Slowly …. very slowly, the fishing started to come to life. First Ceri scored a garfish of around 2 kg for the first fish of the day (at 2.45pm!). Then, at 3.30pm, completely out of the blue and with no signs of activity, we get a strike from a decent size sailfish that Ceri took on. But as Ceri was show-boating, and the fish started making some leaps in the distance after a long initial run, the line went slack. Ceri reeled in to find that the line had broken above the leader knot – the only one that I hadn’t repleaced after the previous weeks’ fishing. Damn. I cursed myself for not retying the leader – we paid for this lack of attention to detail on a very slow day.

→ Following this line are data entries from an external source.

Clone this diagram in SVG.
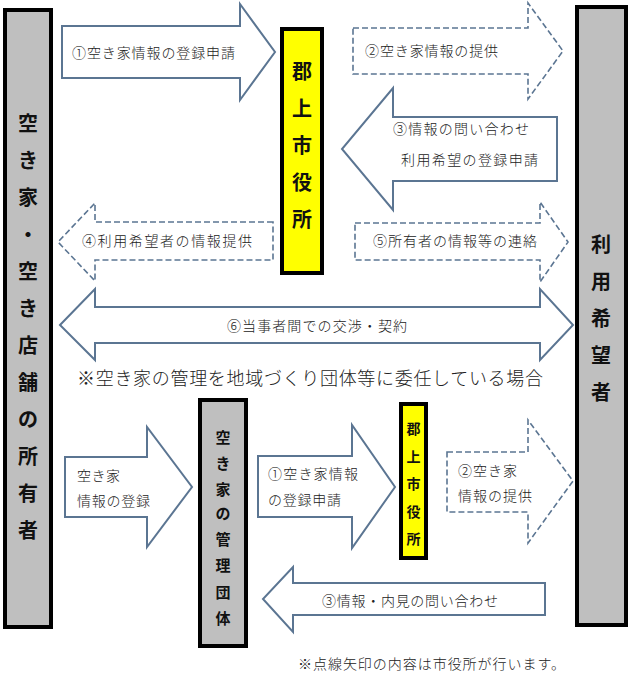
<svg xmlns="http://www.w3.org/2000/svg" width="629" height="681" viewBox="0 0 629 681">
<style>
.bg{fill:#ffffff}
.grey{fill:#bfbfbf;stroke:#000;stroke-width:4}
.yel{fill:#ffff00;stroke:#000;stroke-width:4}
.solid{fill:#fff;stroke:#5b7592;stroke-width:2;stroke-linejoin:miter}
.dash{fill:#fff;stroke:#5b7592;stroke-width:1.6;stroke-dasharray:6 3}
.lbl{font-family:"Noto Sans CJK JP","Noto Sans",sans-serif;font-size:14px;font-weight:300;fill:#222;dominant-baseline:central}
.big{font-family:"Noto Sans CJK JP","Noto Sans",sans-serif;font-weight:bold;fill:#111;text-anchor:middle;dominant-baseline:central}
.note{font-family:"Noto Sans CJK JP","Noto Sans",sans-serif;font-weight:300;fill:#222;dominant-baseline:central}
</style>
<rect class="bg" x="0" y="0" width="629" height="681"/>

<g id="owner">
<rect class="grey" x="5" y="10" width="46" height="617"/>
<g class="big" font-size="20">
<text x="28" y="122">空</text><text x="28" y="159">き</text><text x="28" y="196">家</text><text x="28" y="233">・</text><text x="28" y="270">空</text><text x="28" y="307">き</text><text x="28" y="344">店</text><text x="28" y="381">舗</text><text x="28" y="418">の</text><text x="28" y="455">所</text><text x="28" y="492">有</text><text x="28" y="529">者</text>
</g>
</g>

<g id="user">
<rect class="grey" x="577" y="7" width="49" height="618"/>
<g class="big" font-size="20">
<text x="601" y="243">利</text><text x="601" y="280">用</text><text x="601" y="317">希</text><text x="601" y="354">望</text><text x="601" y="391">者</text>
</g>
</g>

<g id="cityhall-top">
<rect class="yel" x="282" y="29" width="40" height="244"/>
<g class="big" font-size="20">
<text x="302" y="70">郡</text><text x="302" y="107">上</text><text x="302" y="144">市</text><text x="302" y="181">役</text><text x="302" y="218">所</text>
</g>
</g>

<g id="management">
<rect class="grey" x="200" y="400" width="46" height="246"/>
<g class="big" font-size="15">
<text x="223" y="436">空</text><text x="223" y="462">き</text><text x="223" y="488">家</text><text x="223" y="512">の</text><text x="223" y="538">管</text><text x="223" y="564">理</text><text x="223" y="591">団</text><text x="223" y="617">体</text>
</g>
</g>

<g id="cityhall-bottom">
<rect class="yel" x="401" y="404" width="25" height="154"/>
<g class="big" font-size="14">
<text x="413.5" y="428">郡</text><text x="413.5" y="456">上</text><text x="413.5" y="483">市</text><text x="413.5" y="511">役</text><text x="413.5" y="538">所</text>
</g>
</g>

<g id="connectors">
<path class="solid" d="M62,26 H240 V4 L275,52 L240,100 V78 H62 Z"/>
<text class="lbl" x="72" y="52" textLength="163" lengthAdjust="spacing">①空き家情報の登録申請</text>

<path class="dash" d="M353,28 H528 V3 L563,51 L528,99 V74 H353 Z"/>
<text class="lbl" x="365" y="50" textLength="133" lengthAdjust="spacing">②空き家情報の提供</text>

<path class="solid" d="M557,117 H393 V88 L342,149 L393,210 V181 H557 Z"/>
<text class="lbl" x="393" y="128" textLength="136" lengthAdjust="spacing">③情報の問い合わせ</text>
<text class="lbl" x="401" y="159" textLength="137" lengthAdjust="spacing">利用希望の登録申請</text>

<path class="dash" d="M273,222 H95 V203 L58,242 L95,281 V260 H273 Z"/>
<text class="lbl" x="82" y="240" textLength="170" lengthAdjust="spacing">④利用希望者の情報提供</text>

<path class="dash" d="M355,223 H540 V202 L568,242 L540,282 V260 H355 Z"/>
<text class="lbl" x="373" y="240" textLength="164" lengthAdjust="spacing">⑤所有者の情報等の連絡</text>

<path class="solid" d="M60,325 L95,289 V307 H540 V289 L573,325 L540,360 V343 H95 V360 Z"/>
<text class="lbl" x="227" y="325" textLength="180" lengthAdjust="spacing">⑥当事者間での交渉・契約</text>

<path class="solid" d="M65,457 H147 V427 L192,487 L147,547 V517 H65 Z"/>
<text class="lbl" x="77" y="475" textLength="43" lengthAdjust="spacing">空き家</text>
<text class="lbl" x="77" y="500" textLength="73" lengthAdjust="spacing">情報の登録</text>

<path class="solid" d="M258,456 H352 V425 L395,487 L352,548 V517 H258 Z"/>
<text class="lbl" x="268" y="473" textLength="90" lengthAdjust="spacing">①空き家情報</text>
<text class="lbl" x="268" y="499" textLength="73" lengthAdjust="spacing">の登録申請</text>

<path class="dash" d="M447,452 H528 V420 L573,481 L528,543 V512 H447 Z"/>
<text class="lbl" x="458" y="470" textLength="59" lengthAdjust="spacing">②空き家</text>
<text class="lbl" x="458" y="495" textLength="74" lengthAdjust="spacing">情報の提供</text>

<path class="solid" d="M545,583 H293 V567 L263,599 L293,632 V615 H545 Z"/>
<text class="lbl" x="322" y="600" textLength="176" lengthAdjust="spacing">③情報・内見の問い合わせ</text>
</g>

<text class="note" x="77" y="377" font-size="18" textLength="466" lengthAdjust="spacing">※空き家の管理を地域づくり団体等に委任している場合</text>
<text class="note" x="298" y="663" font-size="14" textLength="267" lengthAdjust="spacing">※点線矢印の内容は市役所が行います。</text>
</svg>
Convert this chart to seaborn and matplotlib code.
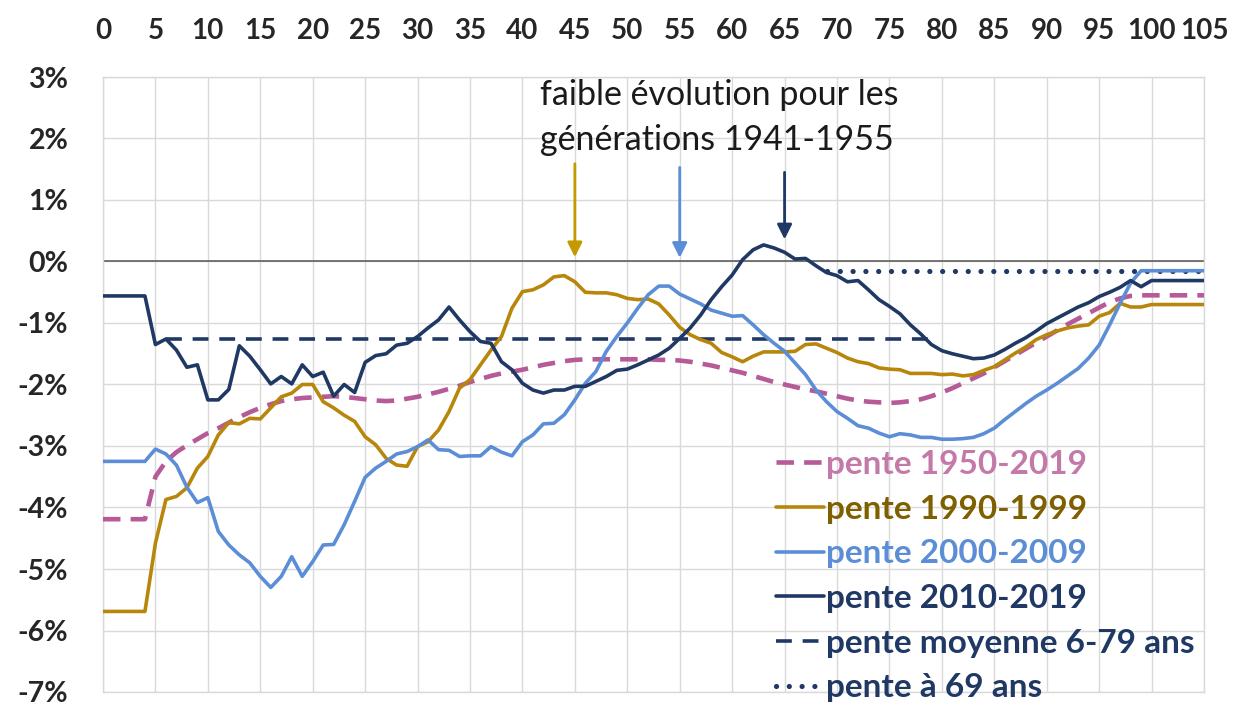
import numpy as np
import pandas as pd
import matplotlib
matplotlib.use("Agg")
import matplotlib.pyplot as plt
import seaborn as sns

# ---------------- data ----------------
ages = list(range(0, 106))

pente_2010_2019 = [
    -0.56, -0.56, -0.56, -0.56, -0.56, -1.35, -1.26, -1.44, -1.72, -1.68,
    -2.25, -2.25, -2.08, -1.37, -1.54, -1.76, -1.99, -1.87, -1.99, -1.68,
    -1.87, -1.80, -2.19, -2.00, -2.13, -1.64, -1.53, -1.50, -1.36, -1.33,
    -1.22, -1.08, -0.95, -0.74, -0.95, -1.14, -1.30, -1.33, -1.63, -1.76,
    -1.98, -2.09, -2.14, -2.09, -2.09, -2.03, -2.03, -1.95, -1.87, -1.77,
    -1.75, -1.68, -1.60, -1.52, -1.41, -1.25, -1.08, -0.87, -0.62, -0.41,
    -0.22, 0.03, 0.19, 0.27, 0.22, 0.15, 0.04, 0.05, -0.07, -0.18,
    -0.23, -0.33, -0.31, -0.46, -0.62, -0.73, -0.85, -1.03, -1.18, -1.35,
    -1.45, -1.50, -1.54, -1.58, -1.57, -1.52, -1.43, -1.33, -1.24, -1.13,
    -1.01, -0.92, -0.83, -0.74, -0.67, -0.57, -0.50, -0.42, -0.31, -0.41,
    -0.31, -0.31, -0.31, -0.31, -0.31, -0.31]

pente_2000_2009 = [
    -3.25, -3.25, -3.25, -3.25, -3.25, -3.05, -3.13, -3.31, -3.67, -3.92,
    -3.84, -4.39, -4.61, -4.77, -4.90, -5.12, -5.30, -5.12, -4.80, -5.12,
    -4.88, -4.61, -4.60, -4.28, -3.90, -3.51, -3.36, -3.25, -3.13, -3.09,
    -3.01, -2.90, -3.06, -3.07, -3.17, -3.16, -3.16, -3.01, -3.10, -3.16,
    -2.93, -2.82, -2.64, -2.63, -2.49, -2.25, -1.98, -1.79, -1.46, -1.22,
    -1.00, -0.76, -0.54, -0.40, -0.40, -0.53, -0.61, -0.69, -0.79, -0.84,
    -0.89, -0.88, -1.03, -1.19, -1.33, -1.46, -1.65, -1.84, -2.09, -2.28,
    -2.44, -2.55, -2.67, -2.71, -2.79, -2.85, -2.80, -2.82, -2.86, -2.86,
    -2.89, -2.89, -2.88, -2.86, -2.80, -2.71, -2.57, -2.44, -2.31, -2.19,
    -2.09, -1.98, -1.86, -1.74, -1.57, -1.36, -1.03, -0.68, -0.35, -0.15,
    -0.15, -0.15, -0.15, -0.15, -0.15, -0.15]

pente_1990_1999 = [
    -5.69, -5.69, -5.69, -5.69, -5.69, -4.58, -3.87, -3.82, -3.68, -3.36,
    -3.17, -2.82, -2.62, -2.64, -2.55, -2.56, -2.38, -2.20, -2.14, -2.00,
    -2.00, -2.28, -2.38, -2.50, -2.60, -2.85, -2.98, -3.20, -3.31, -3.33,
    -3.01, -2.93, -2.74, -2.44, -2.06, -1.92, -1.68, -1.44, -1.22, -0.76,
    -0.49, -0.46, -0.38, -0.25, -0.23, -0.33, -0.50, -0.51, -0.51, -0.54,
    -0.60, -0.62, -0.61, -0.69, -0.87, -1.07, -1.19, -1.27, -1.33, -1.48,
    -1.55, -1.63, -1.54, -1.47, -1.47, -1.47, -1.46, -1.35, -1.34, -1.41,
    -1.48, -1.57, -1.63, -1.66, -1.73, -1.75, -1.76, -1.82, -1.82, -1.82,
    -1.84, -1.83, -1.86, -1.84, -1.77, -1.71, -1.60, -1.49, -1.39, -1.27,
    -1.19, -1.13, -1.08, -1.05, -1.03, -0.89, -0.83, -0.68, -0.74, -0.74,
    -0.70, -0.70, -0.70, -0.70, -0.70, -0.70]

pente_1950_2019 = [
    -4.19, -4.19, -4.19, -4.19, -4.19, -3.50, -3.25, -3.10, -2.99, -2.89,
    -2.79, -2.71, -2.62, -2.53, -2.45, -2.38, -2.32, -2.27, -2.24, -2.22,
    -2.21, -2.20, -2.19, -2.20, -2.22, -2.24, -2.26, -2.27, -2.26, -2.23,
    -2.20, -2.16, -2.12, -2.07, -2.02, -1.96, -1.91, -1.86, -1.82, -1.79,
    -1.76, -1.72, -1.68, -1.65, -1.62, -1.60, -1.59, -1.59, -1.59, -1.59,
    -1.59, -1.59, -1.59, -1.60, -1.60, -1.61, -1.63, -1.66, -1.69, -1.73,
    -1.77, -1.81, -1.86, -1.91, -1.96, -2.00, -2.04, -2.08, -2.11, -2.15,
    -2.19, -2.23, -2.26, -2.28, -2.29, -2.30, -2.29, -2.27, -2.24, -2.19,
    -2.13, -2.06, -1.98, -1.90, -1.82, -1.72, -1.62, -1.52, -1.42, -1.32,
    -1.22, -1.12, -1.02, -0.93, -0.84, -0.75, -0.66, -0.60, -0.56, -0.55,
    -0.55, -0.55, -0.55, -0.55, -0.55, -0.55]

moyenne_ages = list(range(6, 80))
moyenne_val = -1.26
pente69_ages = list(range(69, 106))
pente69_val = -0.16

x_ticks = list(range(0, 106, 5))
y_ticks = list(range(-7, 4))
y_ticklabels = [f"{v}%" for v in y_ticks]

labels = ["pente 1950-2019", "pente 1990-1999", "pente 2000-2009",
          "pente 2010-2019", "pente moyenne 6-79 ans", "pente à 69 ans"]

annot_lines = ["faible évolution pour les", "générations 1941-1955"]
arrow_ages = [45, 55, 65]

# ---------------- style ----------------
sns.set_style("white")
plt.rcParams["font.family"] = ["Lato", "DejaVu Sans"]

NAVY = "#1F3864"
BLUE = "#5B8ED6"
GOLD = "#B8860B"
PINK = "#B65A98"
GRID = "#D9D9D9"

text_colors = ["#C47AA8", "#7F6000", "#5B8ED6", NAVY, NAVY, NAVY]

W, H = 1236, 706
fig = plt.figure(figsize=(W / 100, H / 100), dpi=100)
ax = fig.add_axes([103 / W, 1 - 692 / H, (1204 - 103) / W, (692 - 77) / H])

px = 0.72  # points per pixel

# grid
ax.set_xlim(0, 105)
ax.set_ylim(-7, 3)
ax.set_xticks(x_ticks)
ax.set_yticks(y_ticks)
ax.grid(True, color=GRID, lw=1.4 * px, zorder=0)
ax.set_axisbelow(True)
for s in ax.spines.values():
    s.set_color(GRID)
    s.set_linewidth(1.4 * px)
ax.axhline(0, color="#595959", lw=1.6 * px, zorder=1)

df = pd.DataFrame({"age": ages,
                   "p1950": pente_1950_2019,
                   "p1990": pente_1990_1999,
                   "p2000": pente_2000_2009,
                   "p2010": pente_2010_2019})

LW = 3.6 * px
sns.lineplot(data=df, x="age", y="p1950", ax=ax, color=PINK, lw=4.6 * px,
             linestyle=(0, (3.8, 2.2)), label=labels[0], zorder=3)
sns.lineplot(data=df, x="age", y="p1990", ax=ax, color=GOLD, lw=LW,
             label=labels[1], zorder=4)
sns.lineplot(data=df, x="age", y="p2000", ax=ax, color=BLUE, lw=LW,
             label=labels[2], zorder=4)
sns.lineplot(data=df, x="age", y="p2010", ax=ax, color=NAVY, lw=LW,
             label=labels[3], zorder=5)

df_m = pd.DataFrame({"age": moyenne_ages, "v": [moyenne_val] * len(moyenne_ages)})
sns.lineplot(data=df_m, x="age", y="v", ax=ax, color=NAVY, lw=LW,
             linestyle=(0, (4.4, 3.0)), label=labels[4], zorder=3)
df_69 = pd.DataFrame({"age": pente69_ages, "v": [pente69_val] * len(pente69_ages)})
sns.lineplot(data=df_69, x="age", y="v", ax=ax, color=NAVY, lw=5.2 * px,
             linestyle=(0, (0.01, 2.45)), label=labels[5], zorder=3)
ax.lines[-1].set_dash_capstyle("round")

# ticks
ax.xaxis.tick_top()
ax.tick_params(axis="x", length=0, pad=24, labelsize=20)
ax.tick_params(axis="y", length=0, pad=25, labelsize=20.5)
ax.set_xticklabels([str(t) for t in x_ticks], fontweight="bold")
ax.set_yticklabels(y_ticklabels, fontweight="bold")
ax.set_xlabel("")
ax.set_ylabel("")

# annotation text
ax.text(41.7, 2.55, annot_lines[0], fontsize=24.5, color="#1a1a1a", va="baseline", ha="left")
ax.text(41.7, 1.82, annot_lines[1], fontsize=24.5, color="#1a1a1a", va="baseline", ha="left")

arrow_specs = [("#C49A00", 1.59, 0.07), (BLUE, 1.53, 0.06), (NAVY, 1.45, 0.36)]
for a, (c, y0, y1) in zip(arrow_ages, arrow_specs):
    ax.annotate("", xy=(a, y1), xytext=(a, y0),
                arrowprops=dict(arrowstyle="-|>", color=c, lw=2.8 * px,
                                mutation_scale=22, shrinkA=0, shrinkB=0))

# legend
leg = ax.legend(loc="upper left", bbox_to_anchor=(776 / W, 1 - 450 / H),
                bbox_transform=fig.transFigure, frameon=False, fontsize=24,
                handlelength=1.45, handletextpad=0.05, labelspacing=0.47,
                borderpad=0, borderaxespad=0)
for t, c in zip(leg.get_texts(), text_colors):
    t.set_color(c)
    t.set_fontweight("bold")

fig.savefig("out.png", dpi=100)
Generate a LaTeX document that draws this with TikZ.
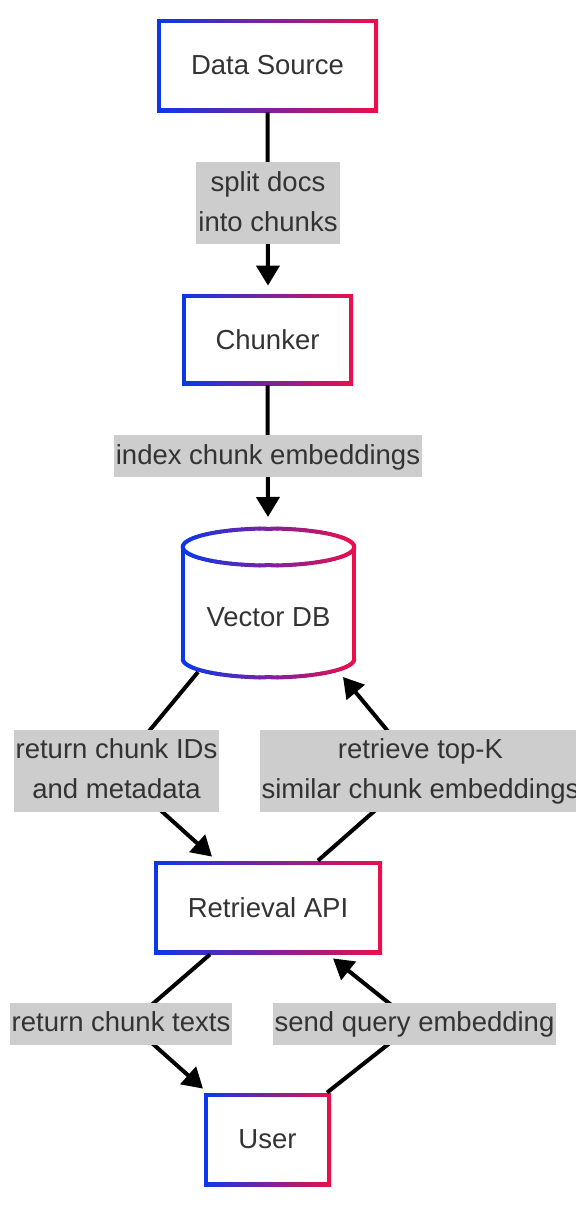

Ten minutes later Anthony hooked-up a small fish that Ceri retrieved – a small Cobia of c.1kg:
And that was it for the day and the trip – a skunk on sailfish and a very poor day. We’d tried hard, despite the lack of fish. I spent hours fishing pintail lures in the vain hope of scoring another tenggiri (Narrow Barred Spanish Mackerel):
As well as poor fishing, the weather was also on the turn, as we were on the edge of a big storm:
Given the poor fishing and developing weather situation we decided to end the day early and started the run back to port at 4.20pm:
It had been a very enjoyable trip, with reasonable (but not spectacular) fishing. The catch break-down was as follows:
- Day 1 – 2 Sailfish, 2 Cobia (including a personal best 14kg fish for me)
- Day 2 – 4 Sailfish
- Day 3 – 6 Sailfish, 2 Cobia (including a new species ffirst for Sion), 1 Spanish Mackerel and a squid
- Day 4 – 4 Sailfish, 2 Cobia (including a new species first for Ceri)
- Day 5 – 1 Cobia …..!
So, 16 Sailfish, 7 Cobia and a mackerel. Not too bad, but certainly slower than expected for the time of year. My personal haul was 6 Sailfish, 3 Cobia and the mackerel. I didn’t achieve my target of 100 billfish and 100 Sailfish (my personal tally now stands at 92 Sailfish and 1 Black Marlin), but that goal will be achievable within the next few trips. I look forward to becoming a centurian!